Canal and St. Charles in the 1880s, when Italian influence was on the rise
An interesting remark in the comments of a NOLA.com story was highlighted on Twitter this morning. The original story is the entry for the year 1906 in Da Paper's 175th Anniversary series (a series everyone should be following, by the way), which features the creation of the Muffuletta sandwich. From the 1880s until WWI, Italian influence in the French Quarter, Faubourg Marigny, and the Ninth Ward.
So, at face value, you'd think this comment makes sense:
Italian-Americans have contributed much to the city but are under appreciated. The Piazza d'italia on Poydras Street is crumbling. Nothing in the city is named after Louis Prima for example. St. Joseph alters and parades add so much to the fabric of the city. Italian immigrants provided a large sector of the working class that built New Orleans and contributed to it's culture.
But here's the problem: history is usually written by the victors. Or in New Orleans' case, the survivors. Given this, it's no surprise that there are no monuments to Italians, and the few things recognizing them have fallen by the wayside. The answer to why this has happened is simple: there just aren't all that many Italians left to do anything about it.

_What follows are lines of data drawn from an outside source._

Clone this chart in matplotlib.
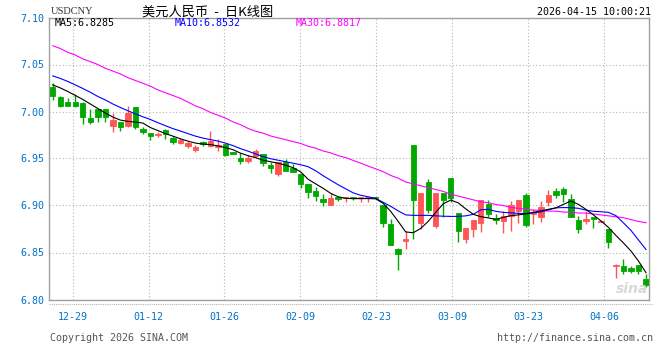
import matplotlib
matplotlib.use('Agg')
import matplotlib.pyplot as plt
from matplotlib.lines import Line2D

# daily candles, USDCNY
opens = [7.0265, 7.0152, 7.0098, 7.0098, 7.0088, 6.9931, 7.0027, 7.0027, 6.9848, 6.9885,
         6.9848, 7.0045, 6.9813, 6.9770, 6.9749, 6.9802, 6.9714, 6.9664, 6.9635, 6.9592,
         6.9671, 6.9635, 6.9618, 6.9653, 6.9571, 6.9500, 6.9475, 6.9525, 6.9546, 6.9429,
         6.9333, 6.9458, 6.9404, 6.9340, 6.9226, 6.9154, 6.9073, 6.9005, 6.9095, 6.9077,
         6.9095, 6.9077, 6.9077, 6.9095, 6.9002, 6.8799, 6.8532, 6.8621, 6.9646, 6.8810,
         6.9251, 6.8781, 6.9130, 6.9290, 6.8924, 6.8639, 6.8746, 6.8810, 6.9012, 6.8870,
         6.8834, 6.8888, 6.8941, 6.9112, 6.8906, 6.8881, 6.9037, 6.9151, 6.9173, 6.9066,
         6.8842, 6.8834, 6.8881, 6.8828, 6.8753, 6.8358, 6.8361, 6.8337, 6.8372, 6.8222]
highs = [7.0304, 7.0162, 7.0141, 7.0187, 7.0098, 7.0027, 7.0027, 7.0027, 6.9981, 6.9885,
         7.0062, 7.0045, 6.9831, 6.9770, 6.9784, 6.9813, 6.9742, 6.9714, 6.9688, 6.9642,
         6.9682, 6.9795, 6.9706, 6.9653, 6.9571, 6.9557, 6.9539, 6.9600, 6.9546, 6.9458,
         6.9464, 6.9493, 6.9440, 6.9340, 6.9226, 6.9197, 6.9119, 6.9137, 6.9095, 6.9095,
         6.9095, 6.9095, 6.9095, 6.9095, 6.9002, 6.8852, 6.8550, 6.8727, 6.9646, 6.9130,
         6.9279, 6.9130, 6.9130, 6.9290, 6.8924, 6.8756, 6.8845, 6.9055, 6.9055, 6.8913,
         6.8941, 6.9048, 6.9055, 6.9130, 6.8967, 6.9048, 6.9162, 6.9191, 6.9201, 6.9119,
         6.8888, 6.8938, 6.8881, 6.8840, 6.8753, 6.8377, 6.8433, 6.8361, 6.8372, 6.8273]
lows = [7.0126, 7.0045, 7.0062, 7.0045, 6.9867, 6.9867, 6.9885, 6.9885, 6.9778, 6.9795,
        6.9831, 6.9813, 6.9760, 6.9699, 6.9731, 6.9706, 6.9653, 6.9650, 6.9610, 6.9571,
        6.9635, 6.9618, 6.9581, 6.9528, 6.9546, 6.9440, 6.9447, 6.9511, 6.9415, 6.9351,
        6.9315, 6.9368, 6.9357, 6.9191, 6.9077, 6.9048, 6.8994, 6.9005, 6.9048, 6.9037,
        6.9059, 6.9037, 6.9037, 6.9080, 6.8772, 6.8585, 6.8311, 6.8532, 6.8639, 6.8753,
        6.8924, 6.8756, 6.8881, 6.9037, 6.8610, 6.8596, 6.8660, 6.8717, 6.8874, 6.8799,
        6.8710, 6.8727, 6.8817, 6.8774, 6.8806, 6.8828, 6.8994, 6.9084, 6.9037, 6.8881,
        6.8710, 6.8799, 6.8764, 6.8820, 6.8550, 6.8228, 6.8276, 6.8283, 6.8276, 6.8138]
closes = [7.0169, 7.0062, 7.0062, 7.0062, 6.9944, 6.9885, 6.9938, 6.9944, 6.9909, 6.9838,
          6.9984, 6.9838, 6.9784, 6.9735, 6.9760, 6.9760, 6.9678, 6.9696, 6.9661, 6.9618,
          6.9653, 6.9682, 6.9646, 6.9539, 6.9546, 6.9475, 6.9504, 6.9578, 6.9447, 6.9397,
          6.9464, 6.9368, 6.9357, 6.9226, 6.9144, 6.9101, 6.9037, 6.9084, 6.9073, 6.9095,
          6.9077, 6.9095, 6.9095, 6.9080, 6.8810, 6.8585, 6.8489, 6.8646, 6.9058, 6.9130,
          6.8952, 6.9130, 6.9058, 6.9077, 6.8727, 6.8756, 6.8845, 6.9055, 6.8906, 6.8845,
          6.8888, 6.9002, 6.9055, 6.8791, 6.8930, 6.8988, 6.9109, 6.9112, 6.9119, 6.8881,
          6.8753, 6.8860, 6.8860, 6.8832, 6.8610, 6.8362, 6.8300, 6.8308, 6.8300, 6.8151]

ma5 = [7.0283, 7.0251, 7.0213, 7.0171, 7.0128, 7.0080, 7.0032, 6.9984, 6.9941, 6.9909,
       6.9895, 6.9888, 6.9877, 6.9829, 6.9797, 6.9765, 6.9738, 6.9710, 6.9685, 6.9664,
       6.9653, 6.9648, 6.9634, 6.9616, 6.9594, 6.9557, 6.9530, 6.9509, 6.9482, 6.9466,
       6.9450, 6.9429, 6.9402, 6.9359, 6.9279, 6.9231, 6.9183, 6.9130, 6.9093, 6.9076,
       6.9073, 6.9073, 6.9074, 6.9071, 6.9023, 6.8938, 6.8831, 6.8719, 6.8710, 6.8756,
       6.8831, 6.8927, 6.9018, 6.9058, 6.9028, 6.8964, 6.8906, 6.8881, 6.8868, 6.8852,
       6.8874, 6.8892, 6.8900, 6.8911, 6.8927, 6.8943, 6.8959, 6.8975, 6.9012, 6.9048,
       6.9012, 6.8959, 6.8900, 6.8836, 6.8767, 6.8681, 6.8601, 6.8516, 6.8409, 6.8285]
ma10 = [7.0379, 7.0352, 7.0320, 7.0283, 7.0245, 7.0205, 7.0160, 7.0123, 7.0080, 7.0043,
        7.0008, 6.9975, 6.9944, 6.9915, 6.9881, 6.9849, 6.9818, 6.9792, 6.9765, 6.9738,
        6.9717, 6.9701, 6.9685, 6.9664, 6.9637, 6.9605, 6.9578, 6.9549, 6.9520, 6.9498,
        6.9482, 6.9466, 6.9450, 6.9434, 6.9413, 6.9370, 6.9317, 6.9269, 6.9221, 6.9178,
        6.9135, 6.9109, 6.9093, 6.9076, 6.9034, 6.8991, 6.8943, 6.8900, 6.8895, 6.8895,
        6.8895, 6.8890, 6.8886, 6.8884, 6.8884, 6.8890, 6.8906, 6.8954, 6.8959, 6.8938,
        6.8927, 6.8922, 6.8916, 6.8914, 6.8922, 6.8932, 6.8954, 6.8975, 6.8978, 6.8977,
        6.8970, 6.8951, 6.8938, 6.8934, 6.8927, 6.8892, 6.8815, 6.8735, 6.8633, 6.8532]
ma30 = [7.070, 7.067, 7.063, 7.060, 7.056, 7.053, 7.050, 7.046, 7.043, 7.040,
        7.036, 7.033, 7.030, 7.027, 7.023, 7.020, 7.017, 7.014, 7.010, 7.006,
        7.003, 6.999, 6.996, 6.993, 6.989, 6.986, 6.982, 6.979, 6.977, 6.974,
        6.972, 6.970, 6.968, 6.966, 6.963, 6.961, 6.958, 6.956, 6.953, 6.951,
        6.948, 6.945, 6.942, 6.939, 6.936, 6.932, 6.929, 6.925, 6.923, 6.921,
        6.919, 6.917, 6.915, 6.912, 6.910, 6.908, 6.906, 6.904, 6.903, 6.901,
        6.900, 6.898, 6.897, 6.896, 6.895, 6.895, 6.894, 6.894, 6.893, 6.893,
        6.892, 6.892, 6.891, 6.890, 6.889, 6.888, 6.887, 6.885, 6.883, 6.8817]

tick_labels = ['12-29', '01-12', '01-26', '02-09', '02-23', '03-09', '03-23', '04-06']
y_ticks = [6.80, 6.85, 6.90, 6.95, 7.00, 7.05, 7.10]

UP = '#ff5555'
DOWN = '#00a800'
BLUE_TXT = '#0073c6'
GRID = '#b4b4b4'
MONO = 'DejaVu Sans Mono'
W, H = 660, 360

fig = plt.figure(figsize=(6.6, 3.6), dpi=100)
ax = fig.add_axes([49 / W, 1 - 299.5 / H, 600 / W, 282 / H])

n = len(closes)
idx = list(range(n))
colors = [UP if c >= o else DOWN for o, c in zip(opens, closes)]
bottoms = [min(o, c) for o, c in zip(opens, closes)]
heights = [abs(c - o) for o, c in zip(opens, closes)]

ax.vlines(idx, lows, highs, colors=colors, linewidth=1, zorder=2)
ax.bar(idx, heights, bottom=bottoms, width=0.72, color=colors, edgecolor=colors,
       linewidth=0.6, zorder=3)

ax.plot(idx, ma30, color='#ff00ff', linewidth=0.8, zorder=4)
ax.plot(idx, ma10, color='#0000ff', linewidth=0.8, zorder=4)
ax.plot(idx, ma5, color='black', linewidth=0.8, zorder=4)

ax.set_xlim(-0.5, 79.4)
ax.set_ylim(6.80, 7.10)

# date gridlines sit every ~10.1 bars
xt = [2.65 + 10.11 * k for k in range(len(tick_labels))]
ax.set_xticks(xt)
ax.set_xticklabels(tick_labels, fontfamily=MONO, fontsize=7.2, color=BLUE_TXT)
ax.set_yticks(y_ticks)
ax.set_yticklabels(['%.2f' % v for v in y_ticks], fontfamily=MONO, fontsize=7.2,
                   color=BLUE_TXT)
ax.tick_params(axis='both', length=0)
ax.tick_params(axis='x', pad=9)
ax.tick_params(axis='y', pad=3)
ax.grid(True, color=GRID, linestyle=(0, (1, 2)), linewidth=0.8, zorder=0)
for s in ax.spines.values():
    s.set_color('#a0a0a0')
    s.set_linewidth(1)

# dotted strip under the plot
fig.add_artist(Line2D([49 / W, 652 / W], [1 - 304 / H, 1 - 304 / H], color=GRID,
                      linestyle=(0, (1, 1)), linewidth=0.8))

# header
fig.text(51 / W, 1 - 12 / H, 'USDCNY', fontfamily='Liberation Serif', fontsize=7.5,
         color='#333333', va='center', ha='left')
fig.text(142 / W, 1 - 12 / H, '美元人民币  -  日K线图',
         fontfamily=['Noto Sans CJK SC', 'DejaVu Sans'], fontsize=9.5, color='black',
         va='center', ha='left')
fig.text(651 / W, 1 - 12 / H, '2026-04-15 10:00:21', fontfamily=MONO, fontsize=7.2,
         color='black', va='center', ha='right')

# MA legend inside the frame
fig.text(55 / W, 1 - 23 / H, 'MA5:6.8285', fontfamily=MONO, fontsize=7.2,
         color='black', va='center')
fig.text(175 / W, 1 - 23 / H, 'MA10:6.8532', fontfamily=MONO, fontsize=7.2,
         color='#0000ff', va='center')
fig.text(296 / W, 1 - 23 / H, 'MA30:6.8817', fontfamily=MONO, fontsize=7.2,
         color='#ff00ff', va='center')

# footer
fig.text(50 / W, 1 - 338 / H, 'Copyright 2026 SINA.COM', fontfamily=MONO,
         fontsize=7.2, color='#555555', va='center')
fig.text(653 / W, 1 - 338 / H, 'http://finance.sina.com.cn', fontfamily=MONO,
         fontsize=7.2, color='#555555', va='center', ha='right')

# faint watermark
fig.text(632 / W, 1 - 289 / H, 'sina', fontfamily='DejaVu Sans', fontsize=10,
         fontweight='bold', style='italic', color='#d8d8d8', va='center',
         ha='center', zorder=0)

fig.savefig('out.png', dpi=100)
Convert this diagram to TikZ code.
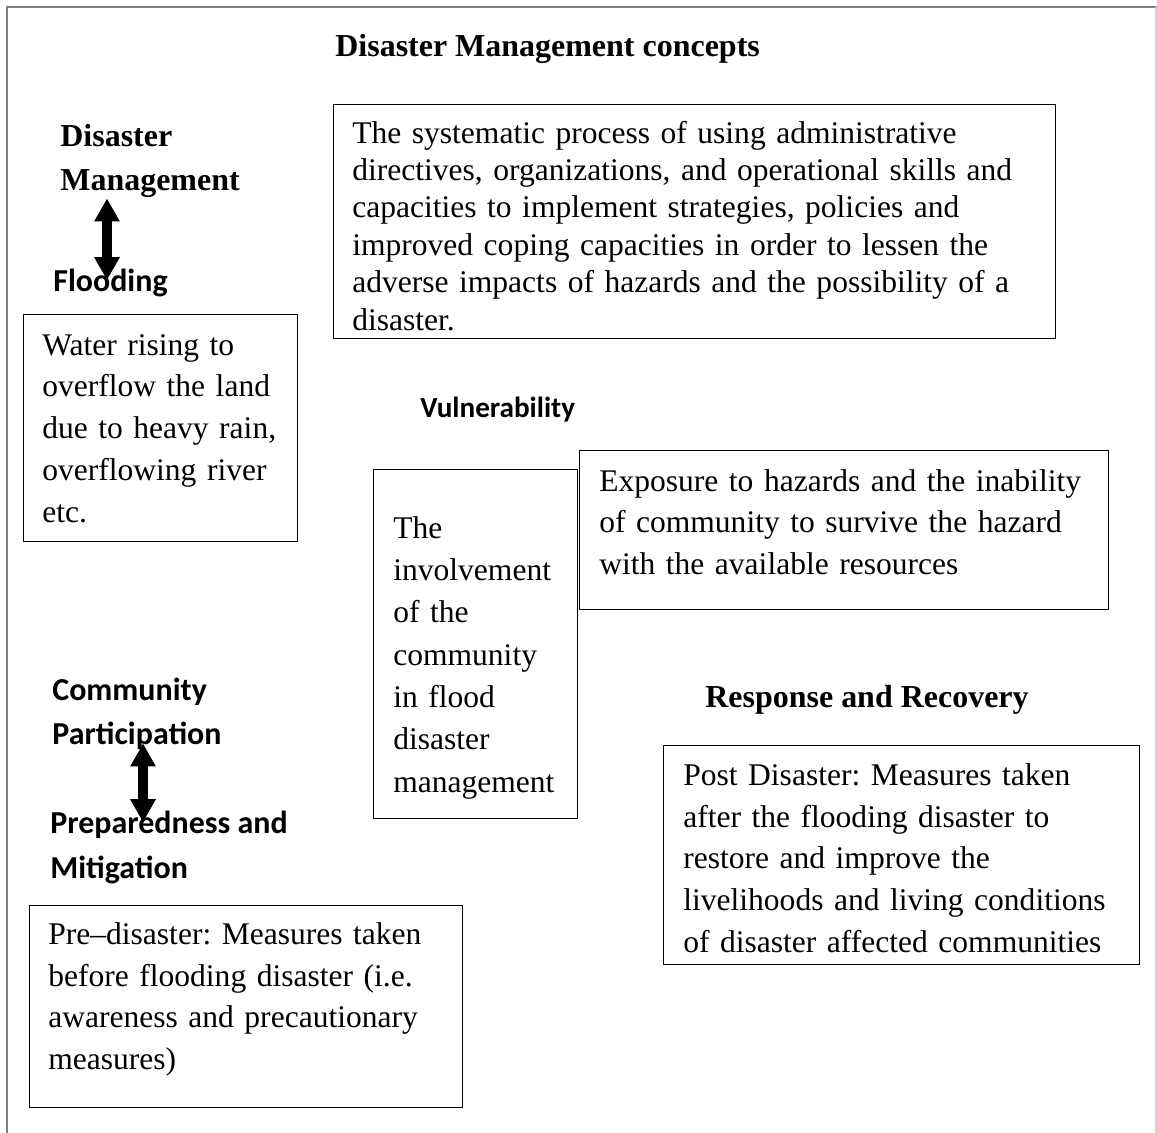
\documentclass[tikz,border=0pt]{standalone}
\usepackage{fontspec}
\setmainfont{Liberation Serif}
\newfontfamily\calibri{Carlito}
\usepackage{tikz}
\usetikzlibrary{arrows.meta,calc}
\frenchspacing

\begin{document}
\begin{tikzpicture}[x=0.02cm, y=-0.02cm,
  box/.style={draw, line width=0.7pt, anchor=north west, inner sep=0pt},
  txt/.style={anchor=base west, inner sep=0pt, align=left, text width=#1,
    font=\fontsize{17.95}{23.9}\selectfont},
  head/.style={anchor=base west, inner sep=0pt, align=left,
    font=\bfseries\fontsize{18.2}{24.5}\selectfont},
  lab/.style={anchor=base west, inner sep=0pt, align=left,
    font=\calibri\bfseries\fontsize{18.2}{25}\selectfont},
  dblarrow/.style={line width=0.2cm, {Triangle[width=0.48cm,length=0.46cm]}-{Triangle[width=0.48cm,length=0.46cm]}}
  ]
  \useasboundingbox (0,0) rectangle (1157,1133);
  % page frame
  \draw[gray, line width=1pt] (7,1133) -- (7,7) -- (1157,7);
  \draw[gray!35, line width=0.6pt] (1156,7) -- (1156,1133);

  \node[head] (title) at (335,56) {Disaster Management concepts};

  % disaster management
  \node[head] (dm) at (60,190) {Disaster\\Management};
  \node[lab] (fl) at (53,291) {Flooding};
  \draw[dblarrow] ($(dm.south west)+(47,1)$) -- ($(fl.north west)+(54,12)$);
  \node[box, minimum width=14.44cm, minimum height=4.68cm] (defbox) at (333,104) {};
  \node[txt=14.2cm, font=\fontsize{17.95}{21.3}\selectfont] (def) at ($(defbox.north west)+(19,39)$)
    {The systematic process of using administrative\\
     directives, organizations, and operational skills and\\
     capacities to implement strategies, policies and\\
     improved coping capacities in order to lessen the\\
     adverse impacts of hazards and the possibility of a\\
     disaster.};
  \node[box, minimum width=5.48cm, minimum height=4.54cm] (floodbox) at (23,314) {};
  \node[txt=5.3cm] (flood) at ($(floodbox.north west)+(19,41)$)
    {Water rising to\\ overflow the land\\ due to heavy rain,\\ overflowing river\\ etc.};

  % vulnerability
  \node[lab, font=\calibri\bfseries\fontsize{16.6}{20}\selectfont] (vul) at (420,417) {Vulnerability};
  \node[box, minimum width=10.58cm, minimum height=3.18cm] (exposebox) at (579,450) {};
  \node[txt=10.4cm] (expose) at ($(exposebox.north west)+(20,41)$)
    {Exposure to hazards and the inability\\ of community to survive the hazard\\ with the available resources};
  \node[box, minimum width=4.08cm, minimum height=6.98cm] (involvebox) at (373,469) {};
  \node[txt=4cm, font=\fontsize{17.95}{24.1}\selectfont] (involve) at ($(involvebox.north west)+(20,69)$)
    {The\\ involvement\\ of the\\ community\\ in flood\\ disaster\\ management};

  % community participation
  \node[lab] (cp) at (52,744) {Community\\Participation};
  \node[lab, font=\calibri\bfseries\fontsize{18.2}{25.6}\selectfont] (pm) at (50,878) {Preparedness and\\Mitigation};
  \draw[dblarrow] ($(cp.south west)+(91,-6)$) -- ($(pm.north west)+(93,12)$);
  \node[box, minimum width=8.66cm, minimum height=4.04cm] (prebox) at (29,905) {};
  \node[txt=8.5cm] (pre) at ($(prebox.north west)+(19,39)$)
    {Pre–disaster: Measures taken\\ before flooding disaster (i.e.\\ awareness and precautionary\\ measures)};

  % response and recovery
  \node[head] (rr) at (705,707) {Response and Recovery};
  \node[box, minimum width=9.52cm, minimum height=4.38cm] (postbox) at (663,745) {};
  \node[txt=9.4cm] (post) at ($(postbox.north west)+(20,40)$)
    {Post Disaster: Measures taken\\ after the flooding disaster to\\ restore and improve the\\ livelihoods and living conditions\\ of disaster affected communities};
\end{tikzpicture}
\end{document}
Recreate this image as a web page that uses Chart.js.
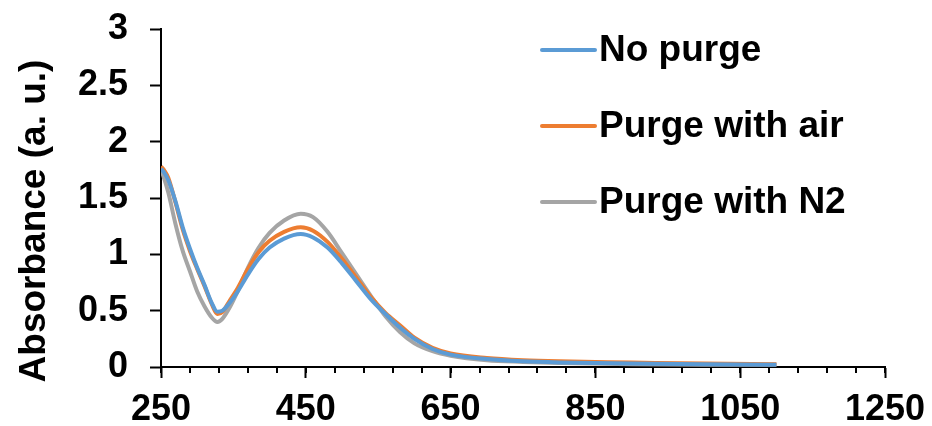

What happened to the Italians? They bailed on the city. The lure of new subdivisions in Chalmette, Metairie, and Kenner, new home construction paid for by low-interest VA home loans, the desire to get out of "the old neighborhood," and "white flight" all contributed to dramatically reduce the Italian-American population. Nowadays, you can go to Metairie and find Carnival organizations dominated by Italians. Kenner has an annual St. Rosalie festival. While the Italian-American influence in the metro New Orleans area is still quite strong, that influence is almost negligible within Orleans Parish.
You want a monument to Louis Prima? Start a private foundation to put one up. Fix up Piazza d'Italia? Get some of those families out in St. Ann parish in #themetrys to help out. White folks in New Orleans need to realize that they need to "come back" to the city. If they don't want to move back into Orleans Parish, fine, but the survivors make the rules. Right now, that's a lot of non-Italians.